Nuansametro.com - Depok | Sorotan tajam terhadap anggaran belanja honorarium rohaniwan sebesar Rp9,6 miliar yang digelontorkan oleh Sekretariat Daerah (Setda) Kota Depok kini terus bergulir.
Lembaga Swadaya Masyarakat Badan Anti Korupsi Nasional (BAKORNAS) menilai anggaran tersebut janggal dan menuntut penjelasan terbuka dari pemerintah kota, namun hingga kini (21 Mei 2025), pihak Setda masih memilih bungkam.
Ketua Umum BAKORNAS, Hermanto, mengungkapkan bahwa pihaknya telah mengirimkan surat permintaan informasi publik (PPID) sejak 28 April 2025.
Karena tidak kunjung mendapat tanggapan, BAKORNAS mengirimkan surat keberatan pada 16 Mei 2025 dan menyatakan siap membawa kasus ini ke Komisi Informasi Provinsi Jawa Barat hingga ke Pengadilan Tata Usaha Negara (PTUN) jika diperlukan.
“Ini bukan hanya soal angka, ini soal tanggung jawab publik. Jika memang tidak ada yang disembunyikan, kenapa harus diam?” ujar Hermanto dalam press release nya yang dikirimkan ke meja redaksi NM, Rabu (21/5).
Kasus ini telah menjadi perbincangan hangat di berbagai media dan memantik komentar kritis dari masyarakat. BAKORNAS pun kembali bergerak.

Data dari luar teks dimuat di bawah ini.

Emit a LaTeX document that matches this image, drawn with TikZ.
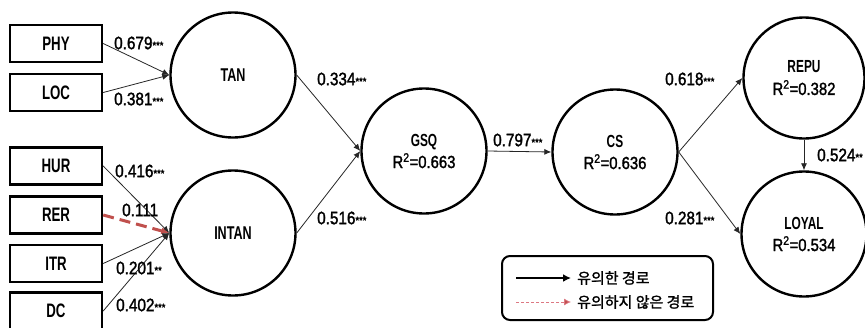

Pada 21 Mei 2025, organisasi anti korupsi tersebut kembali mengirim surat PPID kedua, kali ini mempertanyakan total anggaran belanja Sekretariat Daerah Depok tahun 2023 yang mencapai Rp23,8 miliar.
Dalam rincian yang diungkapkan Hermanto, anggaran tersebut mencakup:
1. Belanja Modal Kendaraan Bermotor Khusus (Motor Patwal)
2. Belanja Mobil Penumpang (Minibus 1500cc)
3. Pengadaan Mobil Penumpang Roda 4
4. Penyediaan Makanan dan Minuman Jamuan Tamu
5. Pemeliharaan Gedung Bertingkat
6. Pemeliharaan Alat Kantor dan Rumah Tangga
7. Honorarium Narasumber Non-PNSD Tim Sinergitas, dan lainnya
“Semua itu berasal dari uang rakyat melalui APBD. Maka masyarakat berhak tahu ke mana dan untuk apa uang itu digunakan. Ini bukan sekadar hak, tapi amanat undang-undang,” tegas Hermanto, yang akrab disapa Anto.
Ia merujuk pada Pasal 1 ayat 3 Undang-undang Nomor 14 Tahun 2008 tentang Keterbukaan Informasi Publik yang menyebutkan bahwa badan publik, termasuk Setda Kota Depok, wajib memberikan akses informasi kepada publik secara transparan dan akuntabel.
Namun kenyataannya, lanjut Hermanto, Setda Depok justru menunjukkan sikap sebaliknya—tertutup dan tidak patuh pada perintah konstitusi.
“Ini berbahaya, karena Setda seharusnya menjadi contoh bagi instansi lain dalam pengelolaan keuangan negara. Terlebih, Sekda tahun 2023 kini menjabat sebagai Wali Kota,” tegasnya.
Sebagai tindak lanjut, BAKORNAS berencana mengirim surat kepada sejumlah lembaga pengawas, antara lain Gubernur Jawa Barat, Ombudsman RI, DPR RI, Kementerian Keuangan, KPK, dan BPK RI untuk memperketat pengawasan terhadap Pemkot Depok.
Sekretaris Jenderal BAKORNAS, Saut Sitorus, CMH, menambahkan bahwa transparansi merupakan pilar utama dalam penyelenggaraan negara yang bersih.
Ia mengutip Pasal 3 poin (d) UU KIP yang menyatakan keterbukaan bertujuan menciptakan pemerintahan yang transparan, akuntabel, efektif, efisien, dan dapat dipertanggungjawabkan.
“Kalau memang bersih, kenapa risih? Kalau jujur, kenapa enggan terbuka?” tantangnya.
Sampai berita ini ditayangkan, belum ada tanggapan resmi dari pihak Sekretariat Daerah Kota Depok.
Publik kini menanti langkah transparan dari pemerintah kota untuk menjawab segala keraguan dan tuntutan masyarakat.